徒然幸せ日記

作者が日常の生活で見たこと、感じたこと、感動したこと!を書いています。
特に、「幸せ」とは何かについて考えています。

『愛に似たもの』という唯川恵さんの短編集はオチがついていて面白い

2021-03-20 17:04:12 | 本と雑誌

マイブログ2021.3.5付けで唯川恵さんの本『肩ごしの恋人』を初めて読みましたという記事を書いたが、面白かったので、2冊目の短編集も読んでみた。タイトルの本である。

この短編集は2007年に刊行されたものだが、8つの短編からなっていて、短編にはそれぞれ題名がついている。

題名を書くと、

『真珠の雫』『つまずく』『ロールモデル』『選択』

『教訓』『約束』『ライムがしみる』『帰郷』であり、『愛に似たもの』というタイトルのものはない。

これらの短編は1話が約30ページで非常に読みやすいうえに、最後に話のオチがついている。

どういうオチかは言えないが、なんだか切ない。

話はほとんど30代の女性が主人公で、独身か結婚して離婚しているか、結婚してもうまくいっていないかである。

どう面白いかというと、それぞれの女性が「幸せ」を追求している。それも、平凡な幸せである。

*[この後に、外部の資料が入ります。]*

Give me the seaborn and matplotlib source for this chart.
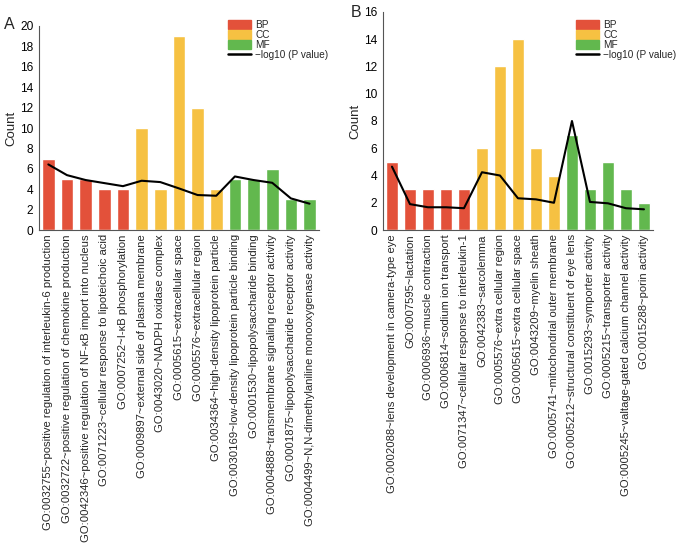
import numpy as np
import pandas as pd
import matplotlib
matplotlib.use("Agg")
import matplotlib.pyplot as plt
import seaborn as sns
from matplotlib.patches import Patch
from matplotlib.lines import Line2D

sns.set_style("white")
plt.rcParams["font.family"] = ["Liberation Sans", "DejaVu Sans"]

# Panel A data
terms_a = [
    "GO:0032755~positive regulation of interleukin-6 production",
    "GO:0032722~positive regulation of chemokine production",
    "GO:0042346~positive regulation of NF-\u03baB import into nucleus",
    "GO:0071223~cellular response to lipoteichoic acid",
    "GO:0007252~I-\u03baB phosphorylation",
    "GO:0009897~external side of plasma membrane",
    "GO:0043020~NADPH oxidase complex",
    "GO:0005615~extracellular space",
    "GO:0005576~extracellular region",
    "GO:0034364~high-density lipoprotein particle",
    "GO:0030169~low-density lipoprotein particle binding",
    "GO:0001530~lipopolysaccharide binding",
    "GO:0004888~transmembrane signaling receptor activity",
    "GO:0001875~lipopolysaccharide receptor activity",
    "GO:0004499~N,N-dimethylaniline monooxygenase activity",
]
cat_a = ["BP"] * 5 + ["CC"] * 5 + ["MF"] * 5
count_a = [7, 5, 5, 4, 4, 10, 4, 19, 12, 4, 5, 5, 6, 3, 3]
logp_a = [6.43, 5.38, 4.9, 4.6, 4.3, 4.83, 4.7, 4.08, 3.43, 3.36, 5.25, 4.9, 4.63, 3.1, 2.58]

# Panel B data
terms_b = [
    "GO:0002088~lens development in camera-type eye",
    "GO:0007595~lactation",
    "GO:0006936~muscle contraction",
    "GO:0006814~sodium ion transport",
    "GO:0071347~cellular response to interleukin-1",
    "GO:0042383~sarcolemma",
    "GO:0005576~extra cellular region",
    "GO:0005615~extra cellular space",
    "GO:0043209~myelin sheath",
    "GO:0005741~mitochondrial outer membrane",
    "GO:0005212~structural constituent of eye lens",
    "GO:0015293~symporter activity",
    "GO:0005215~transporter activity",
    "GO:0005245~valtage-gated calcium channel activity",
    "GO:0015288~porin activity",
]
cat_b = ["BP"] * 5 + ["CC"] * 5 + ["MF"] * 5
count_b = [5, 3, 3, 3, 3, 6, 12, 14, 6, 4, 7, 3, 5, 3, 2]
logp_b = [4.65, 1.9, 1.67, 1.67, 1.6, 4.24, 4.0, 2.33, 2.25, 2.0, 8.0, 2.06, 1.96, 1.6, 1.52]

palette = {"BP": "#E3513A", "CC": "#F6C142", "MF": "#62B84E"}

fig = plt.figure(figsize=(6.77, 5.52), dpi=100)
ax_a = fig.add_axes([0.0576, 0.5833, 0.4134, 0.3696])
ax_b = fig.add_axes([0.5657, 0.5833, 0.3988, 0.3950])


def draw(ax, terms, cats, counts, logp, ymax, leg_xy):
    df = pd.DataFrame({"term": terms, "cat": cats, "count": counts, "logp": logp})
    sns.barplot(data=df, x="term", y="count", hue="cat", palette=palette,
                dodge=False, width=0.68, saturation=1, ax=ax, legend=False)
    sns.lineplot(x=np.arange(len(terms)), y=df["logp"], color="black", lw=1.5, ax=ax)
    ax.set_xlim(-0.5, len(terms) - 0.5)
    ax.set_ylim(0, ymax)
    ax.set_yticks(np.arange(0, ymax + 1, 2))
    ax.set_xlabel("")
    ax.set_ylabel("Count", fontsize=9.5, labelpad=2)
    ax.set_xticks(np.arange(len(terms)))
    ax.set_xticklabels(terms, rotation=90, fontsize=8.1)
    ax.set_xticks(np.arange(-0.5, len(terms)), minor=True)
    ax.tick_params(axis="x", which="major", length=0, pad=3)
    ax.tick_params(axis="x", which="minor", length=3, width=0.8, direction="out", colors="#555555")
    ax.tick_params(axis="y", length=3, width=0.8, direction="out", labelsize=8.6, pad=1, colors="#333333")
    ax.tick_params(axis="y", labelcolor="black")
    for s in ["top", "right"]:
        ax.spines[s].set_visible(False)
    for s in ["left", "bottom"]:
        ax.spines[s].set_color("#555555")
        ax.spines[s].set_linewidth(0.8)
    handles = [Patch(color=palette[k], label=k) for k in ["BP", "CC", "MF"]]
    handles.append(Line2D([0], [0], color="black", lw=1.8, label="\u2212log10 (P value)"))
    ax.legend(handles=handles, loc="upper left", bbox_to_anchor=leg_xy,
              bbox_transform=fig.transFigure,
              frameon=False, fontsize=7.2, labelspacing=0.0, handlelength=2.3,
              handleheight=1.0, handletextpad=0.4, borderaxespad=0, borderpad=0)


draw(ax_a, terms_a, cat_a, count_a, logp_a, 20, (228 / 677, 1 - 20 / 552))
draw(ax_b, terms_b, cat_b, count_b, logp_b, 16, (576 / 677, 1 - 20 / 552))

fig.text(0.006, 0.955, "A", fontsize=11.5, va="center")
fig.text(0.518, 0.978, "B", fontsize=11.5, va="center")

fig.savefig("out.png", dpi=100)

ところが、それが、なかなか手に入らないという話である。

どこで、どう間違えたのか考えさせられるものばかりである。

 

特に最後の『帰郷』という話は奥が深い。

母親のような弱い女性になりたくなくて、故郷を飛び出し、整形までして生き方を変えて、お金持ちになったふりをして母親の危篤時に帰郷した。(実はある人に出資してもらっている)

病院で、看護師さんに「あなたの母親は幸せだ」と言われる。

なぜって聞くと、「入院してからずっと付き添ってくれる人がいるから」と。

母親のようになりたくないと思って生きてきたのに?!

幸せと思っていた生活を手に入れたのに、時々幸せからどんどん遠ざかってしまうような気がする。

というこの矛盾。

 

「幸せ」は他人から援助を受けるのではなく、自分の力で手に入れないといけないのだろうと考える。

また、他人との比較ばかり考えていてはいけないと思わされた。